Only one stretch of the data below should be repeated: the lines from the line containing "Generate a web" through the line containing "const legendKeys = ['X', 'Y', 'Z'];", inclusive, exactly as they are.

EXTRACTED MATERIAL:

************

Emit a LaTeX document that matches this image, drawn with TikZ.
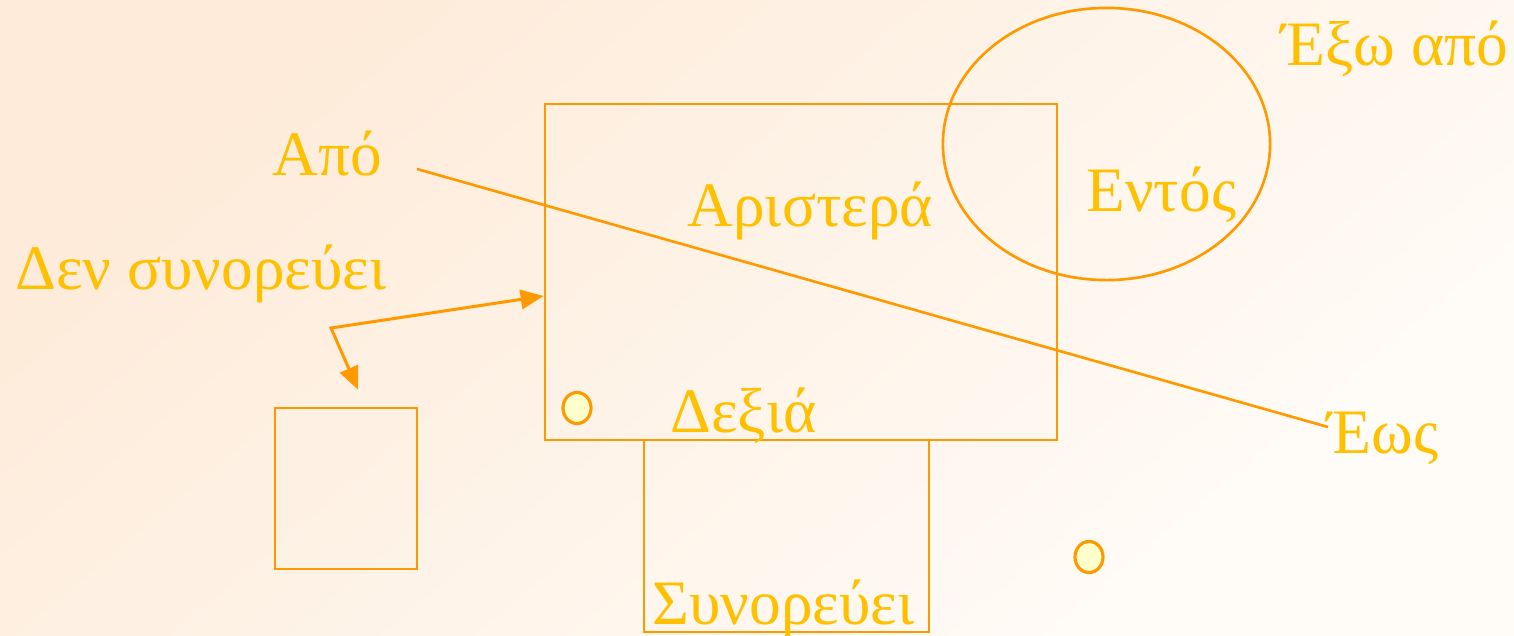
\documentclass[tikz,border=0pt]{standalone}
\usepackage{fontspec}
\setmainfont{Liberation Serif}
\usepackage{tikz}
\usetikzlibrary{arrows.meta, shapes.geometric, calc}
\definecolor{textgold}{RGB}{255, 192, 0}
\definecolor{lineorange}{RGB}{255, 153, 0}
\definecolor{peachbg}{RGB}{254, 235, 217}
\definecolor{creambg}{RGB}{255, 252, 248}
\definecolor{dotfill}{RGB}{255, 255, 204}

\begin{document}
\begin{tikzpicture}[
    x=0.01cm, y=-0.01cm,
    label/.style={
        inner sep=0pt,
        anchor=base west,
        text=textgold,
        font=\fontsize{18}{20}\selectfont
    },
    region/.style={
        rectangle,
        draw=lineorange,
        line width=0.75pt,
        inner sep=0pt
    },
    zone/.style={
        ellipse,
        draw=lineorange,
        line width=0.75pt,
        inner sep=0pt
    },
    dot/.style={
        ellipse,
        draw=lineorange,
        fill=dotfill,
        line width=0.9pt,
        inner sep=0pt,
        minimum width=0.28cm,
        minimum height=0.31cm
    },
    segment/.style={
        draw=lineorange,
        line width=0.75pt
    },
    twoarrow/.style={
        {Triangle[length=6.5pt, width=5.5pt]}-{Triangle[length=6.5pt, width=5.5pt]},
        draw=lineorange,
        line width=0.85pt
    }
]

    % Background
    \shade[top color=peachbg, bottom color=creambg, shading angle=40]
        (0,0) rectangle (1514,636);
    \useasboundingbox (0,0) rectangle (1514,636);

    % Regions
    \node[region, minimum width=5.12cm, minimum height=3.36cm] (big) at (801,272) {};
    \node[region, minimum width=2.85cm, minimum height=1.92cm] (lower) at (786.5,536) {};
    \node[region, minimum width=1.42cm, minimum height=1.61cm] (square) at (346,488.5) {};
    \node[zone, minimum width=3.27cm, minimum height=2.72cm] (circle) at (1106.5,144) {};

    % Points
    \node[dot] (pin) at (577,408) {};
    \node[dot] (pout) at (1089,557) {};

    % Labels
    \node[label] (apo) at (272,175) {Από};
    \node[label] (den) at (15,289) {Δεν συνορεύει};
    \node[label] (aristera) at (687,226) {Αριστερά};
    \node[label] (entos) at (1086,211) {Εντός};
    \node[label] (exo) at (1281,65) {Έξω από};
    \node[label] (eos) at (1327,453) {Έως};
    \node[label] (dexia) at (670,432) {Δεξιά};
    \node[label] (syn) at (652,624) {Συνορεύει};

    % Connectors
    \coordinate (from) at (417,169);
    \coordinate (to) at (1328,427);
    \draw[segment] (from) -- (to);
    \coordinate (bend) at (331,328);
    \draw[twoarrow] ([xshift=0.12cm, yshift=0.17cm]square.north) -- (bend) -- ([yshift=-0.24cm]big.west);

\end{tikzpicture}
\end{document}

************

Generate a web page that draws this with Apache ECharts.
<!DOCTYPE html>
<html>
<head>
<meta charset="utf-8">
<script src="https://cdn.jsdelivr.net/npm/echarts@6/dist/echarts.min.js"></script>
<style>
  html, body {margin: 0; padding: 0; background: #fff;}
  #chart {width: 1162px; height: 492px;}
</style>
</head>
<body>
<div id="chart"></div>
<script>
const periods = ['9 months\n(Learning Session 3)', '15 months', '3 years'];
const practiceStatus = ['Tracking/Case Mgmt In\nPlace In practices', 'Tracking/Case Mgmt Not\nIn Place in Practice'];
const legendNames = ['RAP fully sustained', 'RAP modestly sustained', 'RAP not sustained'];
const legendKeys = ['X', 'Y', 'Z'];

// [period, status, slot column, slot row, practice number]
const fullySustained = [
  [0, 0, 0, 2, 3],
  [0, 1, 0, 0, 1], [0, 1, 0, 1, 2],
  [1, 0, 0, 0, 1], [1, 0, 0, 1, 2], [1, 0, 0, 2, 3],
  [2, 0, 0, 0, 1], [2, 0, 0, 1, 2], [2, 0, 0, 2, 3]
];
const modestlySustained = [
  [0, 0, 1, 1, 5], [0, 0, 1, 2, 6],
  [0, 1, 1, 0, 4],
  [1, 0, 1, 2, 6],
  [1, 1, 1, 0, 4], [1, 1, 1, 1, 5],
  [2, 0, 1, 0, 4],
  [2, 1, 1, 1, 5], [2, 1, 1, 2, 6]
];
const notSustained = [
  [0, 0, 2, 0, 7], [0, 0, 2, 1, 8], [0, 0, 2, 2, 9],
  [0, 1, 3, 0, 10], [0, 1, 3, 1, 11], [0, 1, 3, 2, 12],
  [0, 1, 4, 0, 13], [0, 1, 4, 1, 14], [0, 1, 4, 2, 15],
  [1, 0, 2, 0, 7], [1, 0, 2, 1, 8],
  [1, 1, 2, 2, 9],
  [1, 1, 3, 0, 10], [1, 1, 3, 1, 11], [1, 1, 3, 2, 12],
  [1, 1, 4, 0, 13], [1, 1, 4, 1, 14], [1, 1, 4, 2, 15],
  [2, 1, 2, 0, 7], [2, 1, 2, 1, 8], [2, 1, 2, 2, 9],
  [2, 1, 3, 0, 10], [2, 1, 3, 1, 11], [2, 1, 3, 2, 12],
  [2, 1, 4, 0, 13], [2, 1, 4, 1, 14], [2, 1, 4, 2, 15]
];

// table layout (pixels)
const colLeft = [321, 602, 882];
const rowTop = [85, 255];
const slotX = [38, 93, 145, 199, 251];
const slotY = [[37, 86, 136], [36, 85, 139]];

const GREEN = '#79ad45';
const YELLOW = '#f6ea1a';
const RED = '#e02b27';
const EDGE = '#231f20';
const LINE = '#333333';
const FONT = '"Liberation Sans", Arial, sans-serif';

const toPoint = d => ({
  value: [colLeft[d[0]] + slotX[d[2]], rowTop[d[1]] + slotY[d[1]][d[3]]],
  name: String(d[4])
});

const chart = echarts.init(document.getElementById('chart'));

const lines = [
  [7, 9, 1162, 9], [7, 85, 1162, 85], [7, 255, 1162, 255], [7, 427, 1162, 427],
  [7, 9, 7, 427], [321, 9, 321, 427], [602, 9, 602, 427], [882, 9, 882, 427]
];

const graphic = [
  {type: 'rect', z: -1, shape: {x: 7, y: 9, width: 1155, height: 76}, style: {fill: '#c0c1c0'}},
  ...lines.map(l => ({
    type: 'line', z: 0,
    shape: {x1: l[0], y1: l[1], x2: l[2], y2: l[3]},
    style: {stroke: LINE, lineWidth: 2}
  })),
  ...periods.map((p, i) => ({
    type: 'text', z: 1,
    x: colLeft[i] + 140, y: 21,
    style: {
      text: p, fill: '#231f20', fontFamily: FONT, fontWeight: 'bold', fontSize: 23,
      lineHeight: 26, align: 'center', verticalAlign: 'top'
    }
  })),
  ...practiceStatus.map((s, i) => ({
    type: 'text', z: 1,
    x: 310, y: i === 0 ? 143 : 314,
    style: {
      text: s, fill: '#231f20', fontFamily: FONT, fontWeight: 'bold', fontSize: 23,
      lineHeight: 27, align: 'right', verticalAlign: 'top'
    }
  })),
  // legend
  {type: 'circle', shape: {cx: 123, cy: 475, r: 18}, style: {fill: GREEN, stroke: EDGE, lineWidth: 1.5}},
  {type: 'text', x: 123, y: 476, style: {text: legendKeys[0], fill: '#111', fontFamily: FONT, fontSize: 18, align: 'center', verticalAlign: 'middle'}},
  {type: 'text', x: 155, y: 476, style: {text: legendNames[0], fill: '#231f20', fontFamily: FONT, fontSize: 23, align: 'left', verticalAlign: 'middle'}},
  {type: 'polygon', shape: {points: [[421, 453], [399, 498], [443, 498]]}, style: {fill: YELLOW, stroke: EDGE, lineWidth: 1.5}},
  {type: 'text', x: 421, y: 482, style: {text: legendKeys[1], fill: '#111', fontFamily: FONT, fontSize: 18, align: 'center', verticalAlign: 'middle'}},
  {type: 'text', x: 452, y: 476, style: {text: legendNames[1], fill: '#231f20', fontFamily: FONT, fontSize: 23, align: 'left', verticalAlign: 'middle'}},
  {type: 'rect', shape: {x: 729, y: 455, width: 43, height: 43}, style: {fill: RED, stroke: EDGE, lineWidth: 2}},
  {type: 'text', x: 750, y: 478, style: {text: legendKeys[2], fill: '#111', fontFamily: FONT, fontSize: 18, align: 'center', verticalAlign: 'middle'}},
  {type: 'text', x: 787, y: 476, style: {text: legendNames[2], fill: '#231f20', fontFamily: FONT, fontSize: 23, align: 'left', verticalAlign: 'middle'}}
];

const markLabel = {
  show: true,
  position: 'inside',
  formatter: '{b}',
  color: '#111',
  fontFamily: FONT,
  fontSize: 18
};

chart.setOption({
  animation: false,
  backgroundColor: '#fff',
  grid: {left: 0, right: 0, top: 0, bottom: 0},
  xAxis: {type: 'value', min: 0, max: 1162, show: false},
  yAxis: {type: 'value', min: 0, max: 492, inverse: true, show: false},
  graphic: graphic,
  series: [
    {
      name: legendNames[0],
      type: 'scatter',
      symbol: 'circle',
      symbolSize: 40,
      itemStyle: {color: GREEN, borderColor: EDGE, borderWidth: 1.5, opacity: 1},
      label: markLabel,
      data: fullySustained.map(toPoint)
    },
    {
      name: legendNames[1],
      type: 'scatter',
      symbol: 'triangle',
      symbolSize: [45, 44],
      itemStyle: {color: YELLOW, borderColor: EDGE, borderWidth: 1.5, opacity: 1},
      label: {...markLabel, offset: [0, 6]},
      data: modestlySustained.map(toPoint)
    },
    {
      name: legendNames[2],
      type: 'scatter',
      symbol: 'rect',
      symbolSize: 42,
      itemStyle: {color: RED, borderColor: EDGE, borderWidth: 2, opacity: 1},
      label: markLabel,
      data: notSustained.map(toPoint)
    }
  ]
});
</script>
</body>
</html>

************

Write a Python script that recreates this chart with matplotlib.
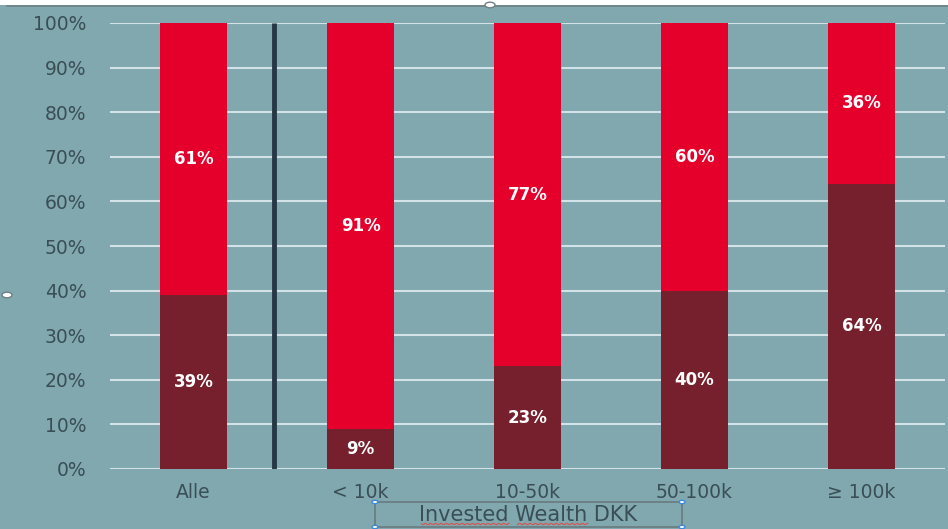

************

RESPONSE FOR THIS EXERCISE:
Generate a web page that draws this with Apache ECharts.
<!DOCTYPE html>
<html>
<head>
<meta charset="utf-8">
<script src="https://cdn.jsdelivr.net/npm/echarts@6/dist/echarts.min.js"></script>
<style>
  html, body {margin: 0; padding: 0; background: #fff;}
  #chart {width: 1162px; height: 492px;}
</style>
</head>
<body>
<div id="chart"></div>
<script>
const periods = ['9 months\n(Learning Session 3)', '15 months', '3 years'];
const practiceStatus = ['Tracking/Case Mgmt In\nPlace In practices', 'Tracking/Case Mgmt Not\nIn Place in Practice'];
const legendNames = ['RAP fully sustained', 'RAP modestly sustained', 'RAP not sustained'];
const legendKeys = ['X', 'Y', 'Z'];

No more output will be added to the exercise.